__Source excerpt__:
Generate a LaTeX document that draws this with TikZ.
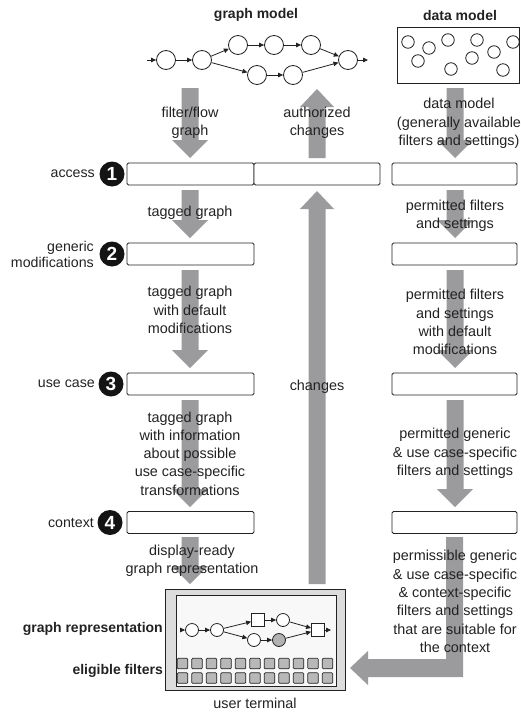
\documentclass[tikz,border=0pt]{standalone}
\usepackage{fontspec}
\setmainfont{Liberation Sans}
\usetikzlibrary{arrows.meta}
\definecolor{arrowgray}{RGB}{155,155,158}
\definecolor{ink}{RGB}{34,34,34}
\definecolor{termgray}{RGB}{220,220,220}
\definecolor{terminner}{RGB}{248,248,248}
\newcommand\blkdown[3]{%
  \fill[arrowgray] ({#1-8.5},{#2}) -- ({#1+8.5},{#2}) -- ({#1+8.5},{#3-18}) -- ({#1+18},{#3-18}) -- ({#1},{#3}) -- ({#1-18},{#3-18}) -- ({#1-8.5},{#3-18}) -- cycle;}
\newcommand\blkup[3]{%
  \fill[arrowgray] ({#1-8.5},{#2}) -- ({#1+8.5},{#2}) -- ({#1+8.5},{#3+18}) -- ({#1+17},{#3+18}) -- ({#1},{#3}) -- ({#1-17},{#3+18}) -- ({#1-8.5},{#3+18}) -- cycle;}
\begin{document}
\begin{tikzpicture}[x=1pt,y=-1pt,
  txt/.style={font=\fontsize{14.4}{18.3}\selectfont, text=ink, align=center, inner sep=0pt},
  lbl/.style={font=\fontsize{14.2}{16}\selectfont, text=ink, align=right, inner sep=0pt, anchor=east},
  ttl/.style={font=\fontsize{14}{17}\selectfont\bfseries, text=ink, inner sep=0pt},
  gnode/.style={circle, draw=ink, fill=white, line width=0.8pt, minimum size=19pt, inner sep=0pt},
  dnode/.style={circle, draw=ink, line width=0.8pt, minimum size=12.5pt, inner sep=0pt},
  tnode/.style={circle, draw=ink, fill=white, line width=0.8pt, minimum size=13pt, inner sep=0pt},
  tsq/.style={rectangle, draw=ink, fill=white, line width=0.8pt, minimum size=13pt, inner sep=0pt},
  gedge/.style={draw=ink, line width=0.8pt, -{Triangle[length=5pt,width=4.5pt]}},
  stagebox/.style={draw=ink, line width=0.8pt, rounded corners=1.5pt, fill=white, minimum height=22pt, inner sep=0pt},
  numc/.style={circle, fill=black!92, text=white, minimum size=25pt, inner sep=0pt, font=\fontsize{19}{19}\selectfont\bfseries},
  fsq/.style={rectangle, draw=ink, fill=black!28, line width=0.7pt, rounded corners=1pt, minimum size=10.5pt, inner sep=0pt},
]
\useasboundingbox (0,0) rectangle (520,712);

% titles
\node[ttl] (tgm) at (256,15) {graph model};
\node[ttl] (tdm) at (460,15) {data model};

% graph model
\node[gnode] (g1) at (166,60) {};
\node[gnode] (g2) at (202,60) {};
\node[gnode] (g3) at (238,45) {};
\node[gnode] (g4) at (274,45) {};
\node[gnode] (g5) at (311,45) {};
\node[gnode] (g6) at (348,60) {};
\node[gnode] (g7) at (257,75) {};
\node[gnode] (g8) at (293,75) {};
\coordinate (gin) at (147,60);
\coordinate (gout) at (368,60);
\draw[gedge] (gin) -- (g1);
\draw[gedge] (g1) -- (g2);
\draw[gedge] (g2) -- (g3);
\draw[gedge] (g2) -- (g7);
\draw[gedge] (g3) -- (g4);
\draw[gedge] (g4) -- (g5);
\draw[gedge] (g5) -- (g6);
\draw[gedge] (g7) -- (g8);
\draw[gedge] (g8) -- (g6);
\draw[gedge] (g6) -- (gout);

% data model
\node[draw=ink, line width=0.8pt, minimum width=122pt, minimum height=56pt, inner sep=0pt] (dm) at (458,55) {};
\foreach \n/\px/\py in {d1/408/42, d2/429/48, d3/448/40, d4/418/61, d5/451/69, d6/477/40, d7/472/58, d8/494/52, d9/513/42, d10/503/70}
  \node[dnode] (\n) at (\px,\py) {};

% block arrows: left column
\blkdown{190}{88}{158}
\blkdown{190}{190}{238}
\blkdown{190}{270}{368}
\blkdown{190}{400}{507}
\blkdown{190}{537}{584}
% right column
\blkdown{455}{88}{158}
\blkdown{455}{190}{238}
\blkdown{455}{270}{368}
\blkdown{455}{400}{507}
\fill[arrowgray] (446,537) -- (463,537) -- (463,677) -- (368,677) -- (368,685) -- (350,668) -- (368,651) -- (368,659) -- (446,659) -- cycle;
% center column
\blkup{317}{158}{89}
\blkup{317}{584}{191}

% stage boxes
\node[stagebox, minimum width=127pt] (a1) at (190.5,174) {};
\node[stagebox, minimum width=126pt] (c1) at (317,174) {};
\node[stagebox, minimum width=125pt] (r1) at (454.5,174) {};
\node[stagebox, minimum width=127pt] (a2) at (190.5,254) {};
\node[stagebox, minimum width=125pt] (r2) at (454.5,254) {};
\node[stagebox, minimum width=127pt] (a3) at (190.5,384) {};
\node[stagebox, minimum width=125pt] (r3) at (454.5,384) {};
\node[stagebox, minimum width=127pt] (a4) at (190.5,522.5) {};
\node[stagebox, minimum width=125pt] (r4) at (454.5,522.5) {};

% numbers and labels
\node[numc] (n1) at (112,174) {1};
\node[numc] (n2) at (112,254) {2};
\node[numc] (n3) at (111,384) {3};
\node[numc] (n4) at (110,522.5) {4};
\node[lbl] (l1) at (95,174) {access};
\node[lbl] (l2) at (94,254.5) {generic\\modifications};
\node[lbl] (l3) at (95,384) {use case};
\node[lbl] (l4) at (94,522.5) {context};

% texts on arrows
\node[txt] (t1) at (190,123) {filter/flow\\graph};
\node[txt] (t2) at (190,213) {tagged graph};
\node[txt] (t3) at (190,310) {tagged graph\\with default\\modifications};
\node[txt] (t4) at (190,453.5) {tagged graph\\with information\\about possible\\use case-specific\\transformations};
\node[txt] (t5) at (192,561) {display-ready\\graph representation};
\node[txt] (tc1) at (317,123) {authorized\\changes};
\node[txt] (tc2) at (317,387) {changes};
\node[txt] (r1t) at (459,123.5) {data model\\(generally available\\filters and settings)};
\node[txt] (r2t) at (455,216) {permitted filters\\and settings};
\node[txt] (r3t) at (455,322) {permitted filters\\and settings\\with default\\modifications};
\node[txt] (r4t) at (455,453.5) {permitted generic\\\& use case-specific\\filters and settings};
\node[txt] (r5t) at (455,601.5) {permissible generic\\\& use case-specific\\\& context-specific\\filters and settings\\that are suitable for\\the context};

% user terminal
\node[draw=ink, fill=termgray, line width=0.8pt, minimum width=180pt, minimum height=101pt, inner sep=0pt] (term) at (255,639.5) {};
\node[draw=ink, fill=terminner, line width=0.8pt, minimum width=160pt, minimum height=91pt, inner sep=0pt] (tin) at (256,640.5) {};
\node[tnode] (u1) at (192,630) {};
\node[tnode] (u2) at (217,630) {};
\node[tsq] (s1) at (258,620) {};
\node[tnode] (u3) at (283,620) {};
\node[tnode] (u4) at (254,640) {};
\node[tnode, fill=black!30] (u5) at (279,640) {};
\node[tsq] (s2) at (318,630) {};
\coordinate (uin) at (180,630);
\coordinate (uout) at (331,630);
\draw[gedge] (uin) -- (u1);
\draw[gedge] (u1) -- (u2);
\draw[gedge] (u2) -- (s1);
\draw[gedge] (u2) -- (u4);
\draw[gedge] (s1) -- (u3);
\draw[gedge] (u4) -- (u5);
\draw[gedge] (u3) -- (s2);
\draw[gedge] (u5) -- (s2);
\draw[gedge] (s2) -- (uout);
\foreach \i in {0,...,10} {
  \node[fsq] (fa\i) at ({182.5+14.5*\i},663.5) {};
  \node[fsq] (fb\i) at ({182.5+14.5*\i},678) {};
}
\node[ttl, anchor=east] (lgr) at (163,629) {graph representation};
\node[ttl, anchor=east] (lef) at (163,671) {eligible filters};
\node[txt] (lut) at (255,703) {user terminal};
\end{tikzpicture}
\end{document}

__Aim of the exercise__:
Pick every line with "that" in it and copy it.

__Written response__:
Generate a LaTeX document that draws this with TikZ.
\node[txt] (r5t) at (455,601.5) {permissible generic\\\& use case-specific\\\& context-specific\\filters and settings\\that are suitable for\\the context};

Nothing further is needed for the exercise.